10. Notice. Each notice required or permitted to be given hereunder shall be in
writing and shall comply with the requirements of this paragraph. Any notice by
Buyer to Seller shall be deemed to be duly given if: (a) either (i) hand
delivered to the person(s) listed below for Seller, or (ii) delivered or sent by
telephone facsimile transmittal to the facsimile telephone number of Seller
listed on the Term Sheet, in which event proof of delivery shall be by telephone
records, and (b) a duplicate of such notice shall be sent by registered or
certified mail to Seller at the address set forth on the Term Sheet (or at such
other address as may hereafter be designated by Seller). Any notice by Seller to
Buyer shall be deemed to be duly given if: (a) either (i) hand delivered to the
person(s) listed on the Term Sheet, or (ii) delivered or sent by telephone
facsimile transmittal to the facsimile telephone number of Buyer listed on the
Term Sheet, in which event proof of delivery shall be by telephone records, and
(b) a duplicate of such notice shall be sent by registered or certified mail to
Buyer at the address set forth on the Term Sheet (or at such other address as
may hereafter be designated by Buyer). Notice shall be deemed effective at the
later to occur of (i) the time of hand delivery or transmission of the telephone
facsimile and (ii) the time a duplicate of the notice is deposited in the United
States Mail for registered or certified delivery.
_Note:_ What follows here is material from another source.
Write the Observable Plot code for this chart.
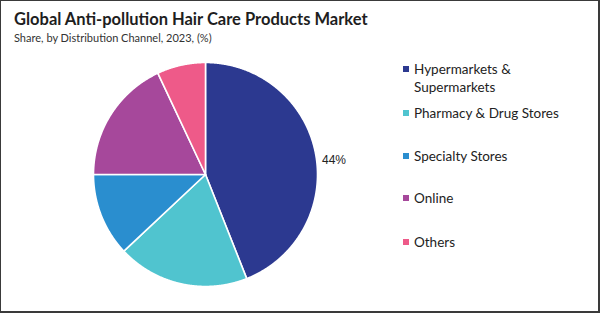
<!DOCTYPE html>
<html>
<head>
<meta charset="utf-8">
<script src="https://cdn.jsdelivr.net/npm/d3@7"></script>
<script src="https://cdn.jsdelivr.net/npm/@observablehq/plot@0.6"></script>
<style>
html, body { margin: 0; padding: 0; background: #fff; }
#chart {
  position: relative; width: 600px; height: 313px; box-sizing: border-box;
  border-style: solid; border-color: #3a3a3a; border-width: 1px 2px 2px 1px;
  overflow: hidden; font-family: Lato, "Open Sans", sans-serif; background: #fff;
}
#title { position: absolute; left: 13px; top: 10px; font-weight: bold; font-size: 16.5px; line-height: 16px; color: #1e1e1e; white-space: nowrap; }
#subtitle { position: absolute; left: 13px; top: 31px; font-size: 11px; line-height: 11px; color: #333; white-space: nowrap; }
#plot { position: absolute; left: 0; top: 0; }
.item { position: absolute; left: 413px; font-size: 13.5px; line-height: 18px; color: #222; white-space: nowrap; }
.sw { position: absolute; left: -11px; top: 6px; width: 6px; height: 6px; }
</style>
</head>
<body>
<div id="chart">
  <div id="plot"></div>
  <div id="title"></div>
  <div id="subtitle"></div>
  <div id="legend"></div>
</div>
<script>
// ---- data ----
const chartTitle = "Global Anti-pollution Hair Care Products Market";
const chartSubtitle = "Share, by Distribution Channel, 2023, (%)";
const categories = ["Hypermarkets & Supermarkets", "Pharmacy & Drug Stores", "Specialty Stores", "Online", "Others"];
const legendLines = [["Hypermarkets &", "Supermarkets"], ["Pharmacy & Drug Stores"], ["Specialty Stores"], ["Online"], ["Others"]];
const shares = [44, 19, 12, 18, 7];
const colors = ["#2c3990", "#50c4cf", "#2a8ecf", "#a6489b", "#ee5a89"];
const labeled = ["Hypermarkets & Supermarkets"];

// ---- layout ----
const W = 597, H = 310;
const cx = 204, cy = 173, R = 112;
const legendTops = [59, 103, 146, 188, 232];

document.getElementById("title").textContent = chartTitle;
document.getElementById("subtitle").textContent = chartSubtitle;

const rows = categories.map((c, i) => ({cat: c, value: shares[i]}));
const arcs = d3.pie().sort(null).value(d => d.value).startAngle(0).endAngle(2 * Math.PI)(rows);

// polygon outline of each slice (centre -> arc -> centre)
const pts = [];
for (const a of arcs) {
  pts.push({cat: a.data.cat, x: 0, y: 0});
  const n = Math.max(2, Math.ceil((a.endAngle - a.startAngle) / 0.005));
  for (let k = 0; k <= n; k++) {
    const t = a.startAngle + (a.endAngle - a.startAngle) * k / n;
    pts.push({cat: a.data.cat, x: Math.sin(t), y: Math.cos(t)});
  }
  pts.push({cat: a.data.cat, x: 0, y: 0});
}
const labels = arcs.filter(a => labeled.includes(a.data.cat)).map(a => {
  const m = (a.startAngle + a.endAngle) / 2;
  return {x: 1.05 * Math.sin(m), y: 1.05 * Math.cos(m), text: a.data.value + "%"};
});

const plot = Plot.plot({
  width: W, height: H,
  margin: 0,
  x: {domain: [-1, 1], range: [cx - R, cx + R], axis: null},
  y: {domain: [-1, 1], range: [cy + R, cy - R], axis: null},
  color: {domain: categories, range: colors},
  style: {background: "transparent", overflow: "visible"},
  marks: [
    Plot.line(pts, {x: "x", y: "y", z: "cat", fill: "cat", stroke: "white", strokeWidth: 1.6, strokeLinejoin: "round", curve: "linear"}),
    Plot.text(labels, {x: "x", y: "y", text: "text", textAnchor: "start", dy: 8, dx: 1, fontSize: 12, fill: "#222", fontFamily: "Liberation Sans, Arial, sans-serif"})
  ]
});
document.getElementById("plot").appendChild(plot);

const legend = document.getElementById("legend");
categories.forEach((c, i) => {
  const div = document.createElement("div");
  div.className = "item";
  div.style.top = legendTops[i] + "px";
  const sw = document.createElement("span");
  sw.className = "sw";
  sw.style.background = colors[i];
  div.appendChild(sw);
  legendLines[i].forEach((l, j) => {
    if (j) div.appendChild(document.createElement("br"));
    div.appendChild(document.createTextNode(l));
  });
  legend.appendChild(div);
});
</script>
</body>
</html>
The parties hereto reserve the
right to change the addresses or telephone numbers to which notices are to be
sent by giving notice to the other as herein provided.
The addresses and facsimile telephone numbers of the parties to which
notices are to be sent are set forth on the Term Sheet.
Any party shall have the right from time to time to change the
address to which notices to it shall be sent by giving to the other party or
parties at least five (5) days prior notice of the changed address.
11. Closing. Unless Buyer or Seller have otherwise elected hereunder to
terminate this Contract, and subject to the satisfaction or written waiver of
each of the conditions precedent to Closing set forth in Paragraph 12 hereof,
the Closing of the purchase and sale of the Property shall be held at a time set
by Buyer on the Closing Date, at a location chosen by Buyer.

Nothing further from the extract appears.